# YOUR OBJECTIVE
Can you set down, exactly as they appear below, the lines from the opening of the material through the one bearing "bin_minutes = 4", minus the pictures?
=== SOURCE EXCERPT ===
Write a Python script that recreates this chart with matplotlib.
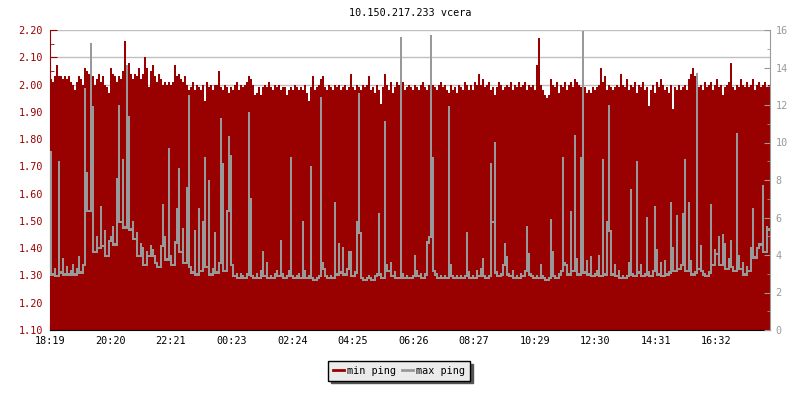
import numpy as np
import matplotlib
matplotlib.use("Agg")
import matplotlib.pyplot as plt
from matplotlib.lines import Line2D
from matplotlib.ticker import MultipleLocator, FixedLocator, FormatStrFormatter

title = "10.150.217.233 vcera"
x_tick_labels = ["18:19", "20:20", "22:21", "00:23", "02:24", "04:25",
                 "06:26", "08:27", "10:29", "12:30", "14:31", "16:32"]
bin_minutes = 4  # each sample covers 4 minutes, 24 h shown

# min ping (left axis), 12 blocks of 30 samples
min_ping = [
    2.02, 2.01, 2.03, 2.07, 2.03, 2.03, 2.02, 2.03, 2.02, 2.03, 2.01, 2.00, 1.98, 2.01, 2.03,
    2.02, 2.00, 2.06, 2.05, 2.04, 2.01, 2.03, 2.00, 2.02, 2.04, 2.01, 2.03, 2.00, 1.99, 1.97,
    2.06, 2.04, 2.03, 2.01, 2.03, 2.02, 2.05, 2.16, 2.07, 2.08, 2.04, 2.02, 2.04, 2.03, 2.06,
    2.02, 2.04, 2.10, 2.06, 1.99, 2.05, 2.07, 2.03, 2.01, 2.04, 2.02, 2.00, 2.01, 2.00, 2.01,
    2.00, 2.01, 2.07, 2.03, 2.04, 2.02, 2.01, 2.03, 2.00, 1.98, 1.99, 2.01, 1.98, 2.00, 1.99,
    1.98, 2.00, 1.94, 2.01, 1.99, 2.00, 1.98, 2.00, 2.00, 2.05, 1.99, 1.98, 2.00, 1.99, 1.97,
    1.99, 1.98, 2.00, 2.01, 1.98, 2.00, 1.99, 2.00, 2.01, 2.03, 2.02, 2.00, 1.96, 1.97, 1.99,
    1.96, 1.99, 2.00, 1.99, 2.01, 1.99, 1.98, 2.00, 1.99, 2.00, 1.98, 1.99, 1.99, 1.96, 1.98,
    1.99, 1.98, 2.00, 1.99, 1.98, 1.99, 1.98, 2.00, 1.97, 1.94, 1.99, 2.03, 1.98, 1.99, 2.00,
    2.02, 2.03, 1.99, 1.98, 2.00, 1.99, 1.98, 2.00, 1.99, 2.00, 1.98, 1.99, 2.00, 1.98, 1.99,
    2.04, 1.99, 1.98, 2.00, 1.99, 1.98, 2.00, 1.99, 2.00, 2.03, 1.98, 1.99, 1.97, 2.00, 1.98,
    1.93, 1.99, 2.04, 2.00, 1.98, 2.01, 1.97, 1.99, 2.01, 2.00, 1.99, 2.01, 1.98, 1.99, 2.00,
    1.99, 1.98, 2.00, 1.99, 1.98, 2.00, 2.01, 1.99, 1.98, 2.00, 2.01, 2.00, 1.99, 1.98, 2.00,
    2.01, 1.99, 2.00, 1.98, 1.97, 2.00, 1.98, 1.99, 1.97, 2.00, 1.99, 1.98, 2.01, 2.00, 1.98,
    2.00, 1.98, 2.01, 2.00, 2.04, 2.00, 2.02, 1.99, 2.00, 2.01, 1.98, 1.99, 1.96, 1.99, 2.01,
    2.00, 1.98, 1.99, 2.00, 1.99, 2.01, 1.98, 2.00, 1.99, 2.01, 1.99, 2.00, 2.01, 1.98, 2.00,
    1.99, 2.00, 1.98, 2.07, 2.17, 2.00, 1.98, 1.96, 1.95, 1.96, 2.02, 2.00, 1.99, 2.01, 1.97,
    2.00, 1.99, 2.01, 1.98, 2.00, 2.01, 1.99, 2.02, 2.01, 2.00, 1.99, 1.98, 1.99, 1.97, 1.98,
    1.97, 1.99, 1.98, 1.99, 2.00, 2.06, 2.01, 2.03, 1.98, 2.00, 1.99, 1.98, 1.99, 2.00, 1.99,
    2.04, 2.00, 1.99, 2.02, 1.98, 2.00, 1.99, 2.01, 1.97, 2.00, 1.99, 2.01, 1.98, 1.99, 1.92,
    1.98, 2.00, 1.97, 2.01, 1.99, 2.02, 2.00, 1.98, 1.99, 1.97, 2.00, 1.91, 1.99, 1.98, 2.00,
    1.98, 1.99, 2.00, 1.98, 2.02, 2.04, 2.06, 2.03, 2.00, 1.99, 2.00, 1.98, 2.01, 1.99, 2.00,
    2.01, 1.98, 2.00, 2.02, 1.99, 2.00, 1.96, 1.99, 2.00, 2.01, 2.08, 1.99, 1.98, 2.00, 1.99,
    2.02, 2.00, 1.99, 2.01, 1.99, 2.00, 2.02, 1.98, 2.00, 2.01, 1.99, 2.00, 2.01, 1.99, 2.00,
]

# max ping (right axis), 12 blocks of 30 samples
max_ping = [
    9.5, 3.0, 3.3, 2.9, 9.0, 3.1, 3.8, 3.0, 3.4, 3.0, 3.2, 3.5, 3.0, 3.3, 3.9,
    3.1, 3.5, 12.9, 8.4, 6.4, 15.3, 11.9, 4.2, 5.0, 4.4, 6.6, 4.5, 5.3, 4.0, 4.8,
    5.0, 5.5, 4.6, 8.1, 12.0, 5.8, 9.1, 5.5, 14.1, 11.4, 5.4, 5.8, 4.9, 5.2, 4.0,
    4.6, 4.4, 3.5, 4.2, 4.0, 4.5, 4.3, 4.0, 3.6, 3.4, 4.5, 6.7, 5.0, 3.8, 9.7,
    4.0, 3.5, 4.7, 6.5, 8.6, 4.2, 5.4, 3.6, 7.6, 12.5, 3.4, 3.1, 5.3, 3.0, 6.5,
    3.2, 5.8, 9.2, 3.4, 8.0, 3.0, 3.3, 5.2, 3.1, 3.6, 11.3, 8.9, 3.2, 6.4, 10.3,
    9.3, 3.5, 2.9, 3.0, 2.8, 3.0, 2.9, 2.8, 3.0, 11.6, 7.0, 2.9, 2.8, 3.0, 2.8,
    3.2, 4.2, 2.9, 3.6, 2.8, 2.9, 2.8, 3.0, 3.2, 2.9, 4.8, 3.0, 2.8, 2.9, 3.2,
    9.2, 2.9, 2.8, 2.9, 3.0, 2.8, 5.8, 3.2, 2.8, 2.9, 8.7, 2.8, 2.7, 2.8, 2.9,
    12.4, 3.6, 3.3, 2.9, 2.8, 2.9, 2.8, 6.8, 3.0, 4.6, 3.1, 4.4, 3.0, 3.3, 4.2,
    4.2, 2.9, 3.1, 5.8, 12.6, 5.2, 2.8, 2.7, 2.8, 2.9, 2.8, 2.7, 2.9, 3.0, 6.2,
    3.0, 2.8, 11.1, 3.5, 3.2, 3.6, 2.9, 3.1, 2.8, 2.8, 15.6, 3.0, 2.8, 2.9, 2.8,
    2.8, 2.9, 4.0, 3.2, 2.9, 3.0, 2.8, 3.0, 4.7, 5.0, 15.7, 9.2, 3.2, 3.0, 2.8,
    2.9, 2.8, 2.9, 2.8, 11.9, 3.5, 2.9, 2.8, 2.9, 2.8, 2.9, 2.8, 2.9, 5.2, 3.1,
    2.8, 2.9, 2.8, 3.2, 2.9, 3.3, 3.8, 2.9, 2.8, 2.9, 8.9, 5.8, 10.0, 3.1, 2.9,
    3.0, 3.5, 4.6, 3.9, 3.0, 2.9, 3.2, 2.8, 2.9, 2.8, 3.0, 2.9, 3.2, 5.5, 4.1,
    3.0, 2.9, 2.8, 2.9, 2.8, 3.5, 2.9, 2.8, 2.7, 2.8, 5.9, 4.2, 2.9, 2.8, 3.0,
    3.2, 9.2, 3.6, 3.5, 3.0, 6.3, 3.2, 10.4, 3.8, 3.0, 9.2, 15.9, 3.1, 3.7, 3.0,
    3.9, 2.9, 3.0, 3.2, 4.0, 2.9, 9.1, 3.0, 5.8, 12.0, 5.3, 3.0, 3.5, 2.9, 3.2,
    2.8, 2.9, 2.8, 2.9, 3.6, 7.5, 3.0, 2.9, 9.0, 3.1, 3.5, 2.9, 3.0, 6.0, 3.1,
    2.9, 3.2, 6.6, 4.3, 3.0, 3.6, 2.9, 3.7, 3.0, 3.1, 6.8, 4.4, 3.2, 6.1, 3.3,
    3.5, 6.2, 9.1, 3.2, 6.8, 3.7, 3.0, 3.1, 13.7, 3.3, 4.5, 3.2, 3.0, 2.9, 3.1,
    6.7, 3.5, 4.3, 4.1, 5.0, 3.5, 5.1, 4.6, 3.3, 3.8, 4.8, 3.4, 3.2, 10.5, 4.0,
    3.3, 3.6, 3.0, 3.4, 3.2, 4.4, 6.5, 3.9, 4.4, 4.6, 4.6, 7.7, 4.2, 5.5, 5.4,
]

RED = "#990000"
GRAY = "#999999"
FONT = "DejaVu Sans Mono"
FS = 7.3

def minutes_from_start(lbl, start):
    h, m = map(int, lbl.split(":"))
    sh, sm = map(int, start.split(":"))
    return ((h * 60 + m) - (sh * 60 + sm)) % 1440

edges = np.arange(len(min_ping) + 1) * bin_minutes
tick_pos = [minutes_from_start(l, x_tick_labels[0]) for l in x_tick_labels]

# the max-ping trace is drawn like a 1px step line: each sample spans from
# the lower of its neighbours up to its own value
mp = np.asarray(max_ping)
prev_v = np.concatenate([[mp[0]], mp[:-1]])
next_v = np.concatenate([mp[1:], [mp[-1]]])
line_floor = np.minimum(np.minimum(prev_v, next_v), mp) - 0.07

fig = plt.figure(figsize=(8, 4), dpi=100)
ax = fig.add_axes([50 / 800, 70 / 400, 720 / 800, 300 / 400])
ax.set_xlim(0, edges[-1])
ax.set_ylim(1.10, 2.20)
ax.set_axisbelow(True)
ax.yaxis.grid(True, color="#c0c0c0", lw=1.0)
ax.stairs(min_ping, edges, baseline=1.10, fill=True, color=RED, antialiased=False, zorder=2)

ax.yaxis.set_major_locator(MultipleLocator(0.1))
ax.yaxis.set_minor_locator(MultipleLocator(0.05))
ax.yaxis.set_major_formatter(FormatStrFormatter("%.2f"))
ax.tick_params(axis="y", which="major", direction="in", length=5, color=RED,
               labelcolor=RED, labelsize=FS, pad=5)
ax.tick_params(axis="y", which="minor", direction="in", length=3, color=RED)
ax.xaxis.set_major_locator(FixedLocator(tick_pos))
ax.set_xticklabels(x_tick_labels)
ax.tick_params(axis="x", which="major", direction="in", length=5, color="black",
               labelsize=FS, pad=4)
for lbl in ax.get_xticklabels() + ax.get_yticklabels():
    lbl.set_fontfamily(FONT)
ax.spines["left"].set_color(RED)
ax.spines["bottom"].set_color("black")
ax.spines["top"].set_visible(False)
ax.spines["right"].set_visible(False)

ax2 = ax.twinx()
ax2.set_ylim(0, 16)
ax2.stairs(max_ping, edges, baseline=line_floor, fill=True, color=GRAY,
           antialiased=False, lw=0, zorder=3)
ax2.yaxis.set_major_locator(MultipleLocator(2))
ax2.yaxis.set_minor_locator(MultipleLocator(1))
ax2.tick_params(axis="y", which="major", direction="in", length=4, color=GRAY,
                labelcolor=GRAY, labelsize=FS, pad=4)
ax2.tick_params(axis="y", which="minor", direction="in", length=2.5, color=GRAY)
for lbl in ax2.get_yticklabels():
    lbl.set_fontfamily(FONT)
ax2.spines["right"].set_color(GRAY)
ax2.spines["left"].set_visible(False)
ax2.spines["top"].set_visible(False)
ax2.spines["bottom"].set_visible(False)

fig.text(0.5125, 1 - 13 / 400, title, ha="center", va="center",
         fontsize=FS, fontfamily=FONT, color="black")

handles = [Line2D([], [], color=RED, lw=2.0), Line2D([], [], color=GRAY, lw=2.0)]
leg = fig.legend(handles, ["min ping", "max ping"], loc="center",
                 bbox_to_anchor=(399 / 800, 1 - 371 / 400), ncol=2, frameon=True,
                 fancybox=False, shadow={"color": "#555555", "alpha": 1.0},
                 prop={"family": FONT, "size": FS}, handlelength=1.1,
                 handletextpad=0.35, columnspacing=0.5, borderpad=0.45,
                 borderaxespad=0)
leg.get_frame().set_edgecolor("black")
leg.get_frame().set_facecolor("#ebebeb")
leg.get_frame().set_linewidth(1.0)

fig.savefig("out.png", dpi=100)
===
# SOLUTION TO THE EXERCISE
Write a Python script that recreates this chart with matplotlib.
import numpy as np
import matplotlib
matplotlib.use("Agg")
import matplotlib.pyplot as plt
from matplotlib.lines import Line2D
from matplotlib.ticker import MultipleLocator, FixedLocator, FormatStrFormatter

title = "10.150.217.233 vcera"
x_tick_labels = ["18:19", "20:20", "22:21", "00:23", "02:24", "04:25",
                 "06:26", "08:27", "10:29", "12:30", "14:31", "16:32"]
bin_minutes = 4  # each sample covers 4 minutes, 24 h shown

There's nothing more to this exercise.